A “clawback mechanism” in the new arrangement is designed to stop the company making excessive profits if electricity prices rise steeply.

“Under this proposed agreement, Drax can step in to increase generation when there is not enough electricity, helping to avoid the need to burn more gas or import power from Europe, and when there is too much electricity on the UK grid, Drax can turn down and help to balance the system,” said Will Gardiner Drax’s chief executive.

Campaign group Greenpeace called the deal “a dirty compromise with past failures” but said that it should hopefully limit the damage by restricting Drax’s operations.

“The government is still far too trusting of big polluters asking for big subsidies to decarbonise,” Dr Doug Parr, Greenpeace’s policy director, said. “We have cheap, clean power sources available, and we shouldn’t be left to gamble on schemes like this anymore.”

The new agreement also states that 100% of the wood pellets Drax burns must be “sustainably sourced” and that “material sourced from primary and old growth forests” will not be able to receive support payments.

All the pellets Drax burns are imported, with most of them coming from the USA and Canada.

BBC Panorama and BBC News has previously reported that Drax held logging licences in British Columbia, Canada, and used wood, including whole trees, from primary and old-growth forests for its pellets.

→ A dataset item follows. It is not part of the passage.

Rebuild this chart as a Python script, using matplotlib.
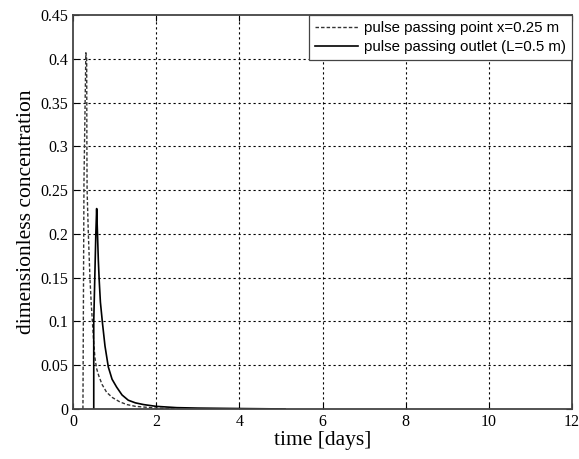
import numpy as np
import matplotlib
matplotlib.use("Agg")
import matplotlib.pyplot as plt

# pulse at x = 0.25 m (dashed)
t_point = [0.24, 0.265, 0.31, 0.33, 0.335, 0.34, 0.37, 0.41, 0.44, 0.47, 0.50, 0.53,
           0.57, 0.62, 0.70, 0.81, 0.95, 1.13, 1.3, 1.5, 1.75, 2.0, 2.3, 2.6]
c_point = [0.0, 0.26, 0.407, 0.40, 0.30, 0.25, 0.20, 0.148, 0.12, 0.098, 0.075, 0.058,
           0.046, 0.038, 0.028, 0.019, 0.013, 0.008, 0.005, 0.003, 0.002, 0.001, 0.0005, 0.0]

# pulse at outlet L = 0.5 m (solid)
t_outlet = [0.50, 0.50, 0.55, 0.57, 0.59, 0.61, 0.63, 0.66, 0.71, 0.77, 0.85, 0.94,
            1.05, 1.18, 1.33, 1.5, 1.7, 2.0, 2.5, 3.0, 4.0, 5.1]
c_outlet = [0.0, 0.10, 0.20, 0.229, 0.20, 0.17, 0.148, 0.122, 0.098, 0.072, 0.048, 0.034,
            0.025, 0.016, 0.010, 0.007, 0.005, 0.003, 0.0015, 0.001, 0.0005, 0.0]

xticks = [0, 2, 4, 6, 8, 10, 12]
yticks = [0, 0.05, 0.1, 0.15, 0.2, 0.25, 0.3, 0.35, 0.4, 0.45]
ytick_labels = ["0", "0.05", "0.1", "0.15", "0.2", "0.25", "0.3", "0.35", "0.4", "0.45"]

fig = plt.figure(figsize=(5.79, 4.59), dpi=100)
ax = fig.add_axes([0.126, 0.109, 0.862, 0.858])

ax.plot(t_point, c_point, color="#333333", linestyle=(0, (2.5, 1.5)), linewidth=1.0,
        label="pulse passing point x=0.25 m")
ax.plot(t_outlet, c_outlet, color="black", linestyle="-", linewidth=1.2,
        label="pulse passing outlet (L=0.5 m)")

ax.set_xlim(0, 12)
ax.set_ylim(0, 0.45)
ax.set_xticks(xticks)
ax.set_yticks(yticks)
ax.set_yticklabels(ytick_labels)
ax.grid(True, color="black", linestyle=(0, (2, 2.5)), linewidth=0.8)
# no grid lines on the frame itself
for gl in (ax.xaxis.get_gridlines()[0], ax.xaxis.get_gridlines()[-1],
           ax.yaxis.get_gridlines()[0], ax.yaxis.get_gridlines()[-1]):
    gl.set_visible(False)
ax.tick_params(direction="in", top=True, right=True, length=4, labelsize=11.5)
for lab in ax.get_xticklabels() + ax.get_yticklabels():
    lab.set_family("Liberation Serif")
for s in ax.spines.values():
    s.set_color("#444444")
    s.set_linewidth(1.3)
    s.set_zorder(5)

ax.set_xlabel("time [days]", family="Liberation Serif", fontsize=15.5, labelpad=1)
ax.set_ylabel("dimensionless concentration", family="Liberation Serif", fontsize=15.5, labelpad=3)

leg = ax.legend(loc="upper right", prop={"family": "Liberation Sans", "size": 10.8},
                fancybox=False, framealpha=1, edgecolor="#444444",
                borderaxespad=0.0, handlelength=2.9, handletextpad=0.4,
                borderpad=0.4, labelspacing=0.35)
leg.get_frame().set_linewidth(0.9)

fig.savefig("out.png", dpi=100)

In response to the BBC’s reporting, Drax admitted it had taken wood from old-growth forests. But it told Panorama that 77% of the material for its Canadian wood pellets came from sawdust and sawmill residues, with the rest coming from forestry residues and low-grade logs.

It says the company does not own forests or sawmills, no longer bids for logging licences and has stopped sourcing wood from some sites, where the British Columbia government has asked companies to pause further logging.